What Is CAGR and Why It Matters in Equity Investing
CAGR stands for compounded annual growth rate and it is used for determining the rate of return based on the initial investment amount and final investment amount over the years. While calculating the CAGR, we must assume that the interest amount or the profit is reinvested throughout the investment years.
Formula for compound annual growth rate (CAGR)
Compound Annual Growth Rate (CAGR) can be calculated using the following formula
( ( (End value/ Initial value) ^ (1/n) ) – 1) * 100
Where n is the number of years
Assume that you have invested Rs 1,00,000 in a mutual fund scheme and after 30 years, your value becomes Rs 1 crore, then the CAGR comes to about 16.6%. The CAGR can be calculated using the above formula
CAGR = ( ( (1,00,00,000 / 1,00,000) ^ (1/30) ) – 1) * 100 = 16.6%
This means that the investment grew at an annual rate of 16.6% compounded over 30 years.
If you find this formula difficult to comprehend, you can use the online calculator provided by the market regulator Securities and Exchange Board of India (SEBI).

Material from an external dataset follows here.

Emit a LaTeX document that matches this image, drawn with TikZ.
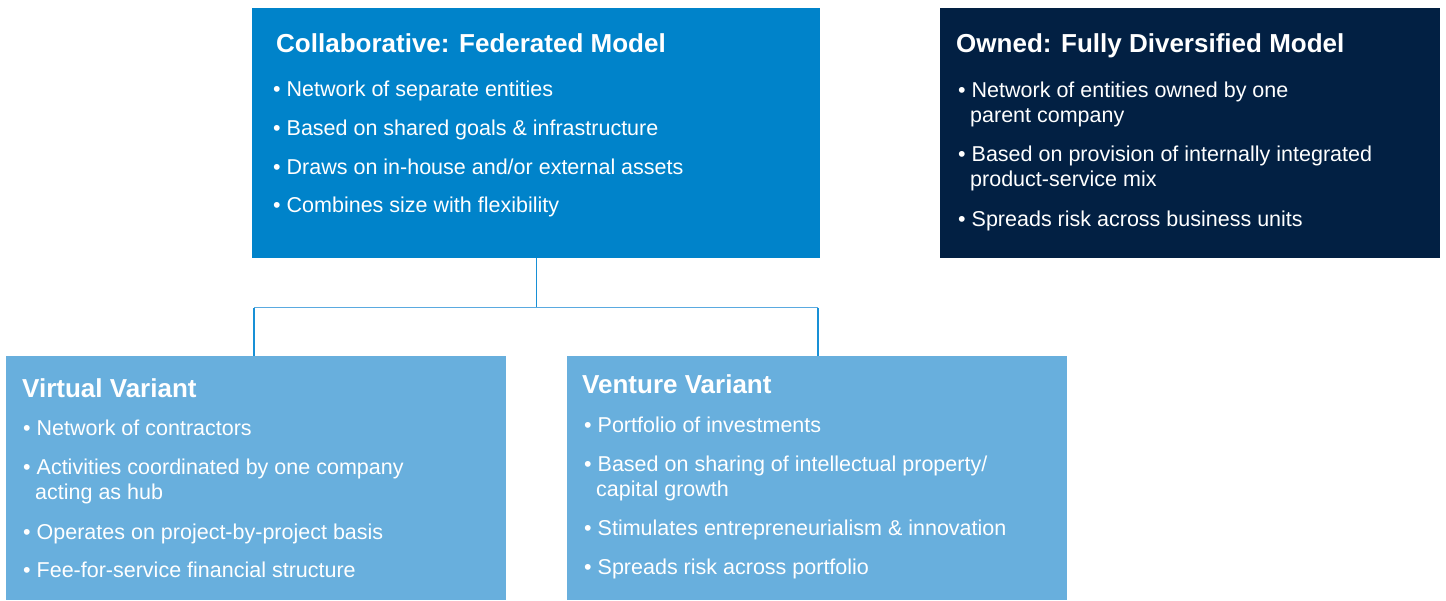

Absolute returns vs CAGR vs XIRR
There are different ways of calculating returns and we will take a look at the most common ways of calculating it. Absolute returns tell you the total profit or loss on an investment without taking time into account. It takes into account only the initial investment amount and final value of the investment, and not the number of years or months.
On the other hand, CAGR gives you a smoothed-out annual growth rate for a lump sum invested over a specific period, showing how much the investment would have grown each year on average.
XIRR is useful when you have multiple investments or withdrawals at different times, as it calculates the annualized return by factoring in the exact timing of each cash flow.
The main difference between these methods is how each one handles time and compounding. CAGR and XIRR consider when the money is added or withdrawn, while absolute returns ignore that timing entirely. To read more about the difference between CAGR and XIRR, click here
When to use CAGR
CAGR is different from calculating the absolute returns over the years. An investment in stocks or mutual funds would not have the same returns year after year. The return would vary and CAGR is a useful tool that smoothens out the ups and downs of financial performance over time.
While simple averages can be skewed by extreme highs or lows, CAGR takes into account the power of compounding. In other words, it shows how an investment would have compounded each year if it had earned a constant return over the entire period. When it comes to long-term investing, it is useful to calculate your returns with the help of the CAGR formula because it smoothens out the noise due to short-term gains or fluctuations.
By looking at the CAGR of various asset classes, investors can better understand which ones have the potential to grow steadily over years. Calculating the CAGR will give them a realistic picture with respect to returns and it will help them to align their decisions with their financial goals.
Limitations of CAGR
Though CAGR is a useful method to calculate the returns, it has its own limitations. While CAGR is used for calculations, it is based on past data and future investment returns cannot be predicted using past performance and market conditions can shift suddenly at any time.
CAGR calculation is influenced by the duration of investment and final value of the investment. It also does not take into account the regular cash flows or withdrawals which can distort the true returns. CAGR calculation does not take into account the risks involved in the investment and the volatility associated with it.
For investments with recurring contributions or withdrawals, like SIPs, SWPs or recurring deposits, CAGR does not provide an accurate picture. Finally, relying on CAGR alone gives a misleading view and it should be used with other metrics like volatility or the sharpe ratio to get a better understanding of performance.
Conclusion
As an investor it will be helpful for you to calculate the Compounded Annual Growth Rate (CAGR) as it will give a better and more consistent view on investment growth over the years. CAGR makes it easier to compare different types of long-term investments as compounding and the time component is factored in. However, CAGR has its constraints and it is prudent not to rely on it alone. Investors should make use of it alongside other indicators to get a fuller picture of performance and also informed decisions to achieve their financial goals.